◆ **Challenge**
Output each entry exactly; skip nothing.

*** Input rows ***

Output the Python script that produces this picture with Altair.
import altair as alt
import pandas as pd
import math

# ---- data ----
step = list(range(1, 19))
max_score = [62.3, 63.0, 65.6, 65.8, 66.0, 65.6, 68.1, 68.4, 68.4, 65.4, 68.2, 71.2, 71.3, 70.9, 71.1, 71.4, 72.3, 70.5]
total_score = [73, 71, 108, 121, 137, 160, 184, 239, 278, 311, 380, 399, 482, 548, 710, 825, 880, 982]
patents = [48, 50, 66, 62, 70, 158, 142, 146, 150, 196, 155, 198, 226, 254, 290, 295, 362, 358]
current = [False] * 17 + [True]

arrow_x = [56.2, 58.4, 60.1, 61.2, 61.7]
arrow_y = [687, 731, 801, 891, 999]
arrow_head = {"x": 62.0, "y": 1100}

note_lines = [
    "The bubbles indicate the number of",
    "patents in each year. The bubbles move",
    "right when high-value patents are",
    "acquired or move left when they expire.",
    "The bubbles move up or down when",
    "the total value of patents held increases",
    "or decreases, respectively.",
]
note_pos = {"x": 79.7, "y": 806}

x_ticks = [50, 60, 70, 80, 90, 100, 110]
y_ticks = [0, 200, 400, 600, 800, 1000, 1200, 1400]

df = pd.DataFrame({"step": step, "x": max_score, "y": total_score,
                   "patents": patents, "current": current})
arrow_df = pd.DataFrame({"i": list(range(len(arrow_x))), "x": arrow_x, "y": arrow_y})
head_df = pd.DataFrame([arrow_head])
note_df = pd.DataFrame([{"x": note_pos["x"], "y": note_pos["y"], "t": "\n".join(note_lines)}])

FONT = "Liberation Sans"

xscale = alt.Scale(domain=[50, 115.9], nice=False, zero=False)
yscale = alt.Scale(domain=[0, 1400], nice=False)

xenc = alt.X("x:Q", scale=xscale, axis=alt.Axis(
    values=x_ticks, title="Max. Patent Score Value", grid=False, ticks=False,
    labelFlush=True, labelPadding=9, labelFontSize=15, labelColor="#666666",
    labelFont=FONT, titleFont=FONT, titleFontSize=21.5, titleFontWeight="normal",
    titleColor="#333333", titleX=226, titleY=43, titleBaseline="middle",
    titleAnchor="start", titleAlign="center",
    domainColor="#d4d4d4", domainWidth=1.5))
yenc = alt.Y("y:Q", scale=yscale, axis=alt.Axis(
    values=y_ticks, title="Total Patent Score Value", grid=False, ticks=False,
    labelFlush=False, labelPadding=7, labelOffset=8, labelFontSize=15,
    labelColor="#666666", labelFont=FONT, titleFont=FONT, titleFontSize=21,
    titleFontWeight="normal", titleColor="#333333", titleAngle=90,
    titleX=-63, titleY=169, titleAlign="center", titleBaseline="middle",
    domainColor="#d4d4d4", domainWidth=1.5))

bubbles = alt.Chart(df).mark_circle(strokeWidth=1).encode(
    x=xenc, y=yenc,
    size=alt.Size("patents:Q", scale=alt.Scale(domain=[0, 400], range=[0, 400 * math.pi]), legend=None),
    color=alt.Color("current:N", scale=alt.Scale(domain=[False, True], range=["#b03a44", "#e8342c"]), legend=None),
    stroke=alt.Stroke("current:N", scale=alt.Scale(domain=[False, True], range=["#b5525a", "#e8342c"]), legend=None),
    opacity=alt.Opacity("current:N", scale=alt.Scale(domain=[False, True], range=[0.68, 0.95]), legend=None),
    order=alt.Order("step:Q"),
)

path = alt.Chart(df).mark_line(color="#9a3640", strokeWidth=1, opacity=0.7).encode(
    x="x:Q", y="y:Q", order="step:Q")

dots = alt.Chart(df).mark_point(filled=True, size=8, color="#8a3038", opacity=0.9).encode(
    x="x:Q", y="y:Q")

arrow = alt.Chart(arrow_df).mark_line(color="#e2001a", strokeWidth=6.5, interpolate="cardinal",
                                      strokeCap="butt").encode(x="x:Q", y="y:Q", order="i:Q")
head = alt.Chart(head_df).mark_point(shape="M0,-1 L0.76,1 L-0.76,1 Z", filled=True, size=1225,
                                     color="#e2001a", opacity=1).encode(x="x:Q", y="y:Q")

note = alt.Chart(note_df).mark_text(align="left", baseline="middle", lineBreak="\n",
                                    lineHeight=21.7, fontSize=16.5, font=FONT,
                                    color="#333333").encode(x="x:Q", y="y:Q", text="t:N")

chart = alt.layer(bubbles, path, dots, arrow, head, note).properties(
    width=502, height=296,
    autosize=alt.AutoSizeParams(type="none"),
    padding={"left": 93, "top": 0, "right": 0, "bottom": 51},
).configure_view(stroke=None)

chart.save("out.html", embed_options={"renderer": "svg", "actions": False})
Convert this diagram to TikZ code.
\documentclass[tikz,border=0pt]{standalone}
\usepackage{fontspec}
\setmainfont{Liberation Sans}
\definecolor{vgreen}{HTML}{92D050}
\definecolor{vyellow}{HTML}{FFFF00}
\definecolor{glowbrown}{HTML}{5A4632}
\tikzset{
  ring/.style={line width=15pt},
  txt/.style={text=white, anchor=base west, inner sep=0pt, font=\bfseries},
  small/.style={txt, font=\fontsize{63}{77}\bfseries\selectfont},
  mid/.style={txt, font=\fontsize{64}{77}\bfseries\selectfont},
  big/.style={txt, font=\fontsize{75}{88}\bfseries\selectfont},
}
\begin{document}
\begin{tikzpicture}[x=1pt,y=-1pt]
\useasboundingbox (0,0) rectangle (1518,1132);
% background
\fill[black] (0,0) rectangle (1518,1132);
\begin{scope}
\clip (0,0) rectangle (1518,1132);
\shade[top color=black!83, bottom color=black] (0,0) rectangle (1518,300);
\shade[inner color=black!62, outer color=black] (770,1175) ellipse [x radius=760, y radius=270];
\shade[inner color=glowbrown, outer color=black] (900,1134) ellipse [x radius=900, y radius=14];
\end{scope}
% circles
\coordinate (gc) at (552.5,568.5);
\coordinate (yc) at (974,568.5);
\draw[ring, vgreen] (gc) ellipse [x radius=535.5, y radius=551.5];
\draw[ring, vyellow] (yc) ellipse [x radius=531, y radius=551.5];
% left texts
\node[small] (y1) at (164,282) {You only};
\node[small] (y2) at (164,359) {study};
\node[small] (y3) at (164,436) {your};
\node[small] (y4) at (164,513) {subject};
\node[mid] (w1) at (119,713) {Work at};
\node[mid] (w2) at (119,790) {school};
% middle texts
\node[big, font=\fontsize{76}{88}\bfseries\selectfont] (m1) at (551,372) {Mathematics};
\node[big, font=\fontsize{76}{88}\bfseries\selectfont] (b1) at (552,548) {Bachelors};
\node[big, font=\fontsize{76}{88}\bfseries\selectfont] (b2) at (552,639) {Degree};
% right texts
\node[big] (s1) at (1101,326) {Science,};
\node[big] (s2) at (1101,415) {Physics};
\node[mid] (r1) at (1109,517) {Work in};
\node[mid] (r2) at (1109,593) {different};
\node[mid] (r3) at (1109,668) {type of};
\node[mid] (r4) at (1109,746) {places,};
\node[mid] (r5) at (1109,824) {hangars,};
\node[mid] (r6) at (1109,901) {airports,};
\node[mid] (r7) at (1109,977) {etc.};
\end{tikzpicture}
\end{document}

***

◆ **Reply to the task**
Output the Python script that produces this picture with Altair.
import altair as alt
import pandas as pd
import math

# ---- data ----
step = list(range(1, 19))
max_score = [62.3, 63.0, 65.6, 65.8, 66.0, 65.6, 68.1, 68.4, 68.4, 65.4, 68.2, 71.2, 71.3, 70.9, 71.1, 71.4, 72.3, 70.5]
total_score = [73, 71, 108, 121, 137, 160, 184, 239, 278, 311, 380, 399, 482, 548, 710, 825, 880, 982]
patents = [48, 50, 66, 62, 70, 158, 142, 146, 150, 196, 155, 198, 226, 254, 290, 295, 362, 358]
current = [False] * 17 + [True]

arrow_x = [56.2, 58.4, 60.1, 61.2, 61.7]
arrow_y = [687, 731, 801, 891, 999]
arrow_head = {"x": 62.0, "y": 1100}

note_lines = [
    "The bubbles indicate the number of",
    "patents in each year. The bubbles move",
    "right when high-value patents are",
    "acquired or move left when they expire.",
    "The bubbles move up or down when",
    "the total value of patents held increases",
    "or decreases, respectively.",
]
note_pos = {"x": 79.7, "y": 806}

x_ticks = [50, 60, 70, 80, 90, 100, 110]
y_ticks = [0, 200, 400, 600, 800, 1000, 1200, 1400]

df = pd.DataFrame({"step": step, "x": max_score, "y": total_score,
                   "patents": patents, "current": current})
arrow_df = pd.DataFrame({"i": list(range(len(arrow_x))), "x": arrow_x, "y": arrow_y})
head_df = pd.DataFrame([arrow_head])
note_df = pd.DataFrame([{"x": note_pos["x"], "y": note_pos["y"], "t": "\n".join(note_lines)}])

FONT = "Liberation Sans"

xscale = alt.Scale(domain=[50, 115.9], nice=False, zero=False)
yscale = alt.Scale(domain=[0, 1400], nice=False)

xenc = alt.X("x:Q", scale=xscale, axis=alt.Axis(
    values=x_ticks, title="Max. Patent Score Value", grid=False, ticks=False,
    labelFlush=True, labelPadding=9, labelFontSize=15, labelColor="#666666",
    labelFont=FONT, titleFont=FONT, titleFontSize=21.5, titleFontWeight="normal",
    titleColor="#333333", titleX=226, titleY=43, titleBaseline="middle",
    titleAnchor="start", titleAlign="center",
    domainColor="#d4d4d4", domainWidth=1.5))
yenc = alt.Y("y:Q", scale=yscale, axis=alt.Axis(
    values=y_ticks, title="Total Patent Score Value", grid=False, ticks=False,
    labelFlush=False, labelPadding=7, labelOffset=8, labelFontSize=15,
    labelColor="#666666", labelFont=FONT, titleFont=FONT, titleFontSize=21,
    titleFontWeight="normal", titleColor="#333333", titleAngle=90,
    titleX=-63, titleY=169, titleAlign="center", titleBaseline="middle",
    domainColor="#d4d4d4", domainWidth=1.5))

bubbles = alt.Chart(df).mark_circle(strokeWidth=1).encode(
    x=xenc, y=yenc,
    size=alt.Size("patents:Q", scale=alt.Scale(domain=[0, 400], range=[0, 400 * math.pi]), legend=None),
    color=alt.Color("current:N", scale=alt.Scale(domain=[False, True], range=["#b03a44", "#e8342c"]), legend=None),
    stroke=alt.Stroke("current:N", scale=alt.Scale(domain=[False, True], range=["#b5525a", "#e8342c"]), legend=None),
    opacity=alt.Opacity("current:N", scale=alt.Scale(domain=[False, True], range=[0.68, 0.95]), legend=None),
    order=alt.Order("step:Q"),
)

path = alt.Chart(df).mark_line(color="#9a3640", strokeWidth=1, opacity=0.7).encode(
    x="x:Q", y="y:Q", order="step:Q")

dots = alt.Chart(df).mark_point(filled=True, size=8, color="#8a3038", opacity=0.9).encode(
    x="x:Q", y="y:Q")

arrow = alt.Chart(arrow_df).mark_line(color="#e2001a", strokeWidth=6.5, interpolate="cardinal",
                                      strokeCap="butt").encode(x="x:Q", y="y:Q", order="i:Q")
head = alt.Chart(head_df).mark_point(shape="M0,-1 L0.76,1 L-0.76,1 Z", filled=True, size=1225,
                                     color="#e2001a", opacity=1).encode(x="x:Q", y="y:Q")

note = alt.Chart(note_df).mark_text(align="left", baseline="middle", lineBreak="\n",
                                    lineHeight=21.7, fontSize=16.5, font=FONT,
                                    color="#333333").encode(x="x:Q", y="y:Q", text="t:N")

chart = alt.layer(bubbles, path, dots, arrow, head, note).properties(
    width=502, height=296,
    autosize=alt.AutoSizeParams(type="none"),
    padding={"left": 93, "top": 0, "right": 0, "bottom": 51},
).configure_view(stroke=None)

chart.save("out.html", embed_options={"renderer": "svg", "actions": False})
Convert this diagram to TikZ code.
\documentclass[tikz,border=0pt]{standalone}
\usepackage{fontspec}
\setmainfont{Liberation Sans}
\definecolor{vgreen}{HTML}{92D050}
\definecolor{vyellow}{HTML}{FFFF00}
\definecolor{glowbrown}{HTML}{5A4632}
\tikzset{
  ring/.style={line width=15pt},
  txt/.style={text=white, anchor=base west, inner sep=0pt, font=\bfseries},
  small/.style={txt, font=\fontsize{63}{77}\bfseries\selectfont},
  mid/.style={txt, font=\fontsize{64}{77}\bfseries\selectfont},
  big/.style={txt, font=\fontsize{75}{88}\bfseries\selectfont},
}
\begin{document}
\begin{tikzpicture}[x=1pt,y=-1pt]
\useasboundingbox (0,0) rectangle (1518,1132);
% background
\fill[black] (0,0) rectangle (1518,1132);
\begin{scope}
\clip (0,0) rectangle (1518,1132);
\shade[top color=black!83, bottom color=black] (0,0) rectangle (1518,300);
\shade[inner color=black!62, outer color=black] (770,1175) ellipse [x radius=760, y radius=270];
\shade[inner color=glowbrown, outer color=black] (900,1134) ellipse [x radius=900, y radius=14];
\end{scope}
% circles
\coordinate (gc) at (552.5,568.5);
\coordinate (yc) at (974,568.5);
\draw[ring, vgreen] (gc) ellipse [x radius=535.5, y radius=551.5];
\draw[ring, vyellow] (yc) ellipse [x radius=531, y radius=551.5];
% left texts
\node[small] (y1) at (164,282) {You only};
\node[small] (y2) at (164,359) {study};
\node[small] (y3) at (164,436) {your};
\node[small] (y4) at (164,513) {subject};
\node[mid] (w1) at (119,713) {Work at};
\node[mid] (w2) at (119,790) {school};
% middle texts
\node[big, font=\fontsize{76}{88}\bfseries\selectfont] (m1) at (551,372) {Mathematics};
\node[big, font=\fontsize{76}{88}\bfseries\selectfont] (b1) at (552,548) {Bachelors};
\node[big, font=\fontsize{76}{88}\bfseries\selectfont] (b2) at (552,639) {Degree};
% right texts
\node[big] (s1) at (1101,326) {Science,};
\node[big] (s2) at (1101,415) {Physics};
\node[mid] (r1) at (1109,517) {Work in};
\node[mid] (r2) at (1109,593) {different};
\node[mid] (r3) at (1109,668) {type of};
\node[mid] (r4) at (1109,746) {places,};
\node[mid] (r5) at (1109,824) {hangars,};
\node[mid] (r6) at (1109,901) {airports,};
\node[mid] (r7) at (1109,977) {etc.};
\end{tikzpicture}
\end{document}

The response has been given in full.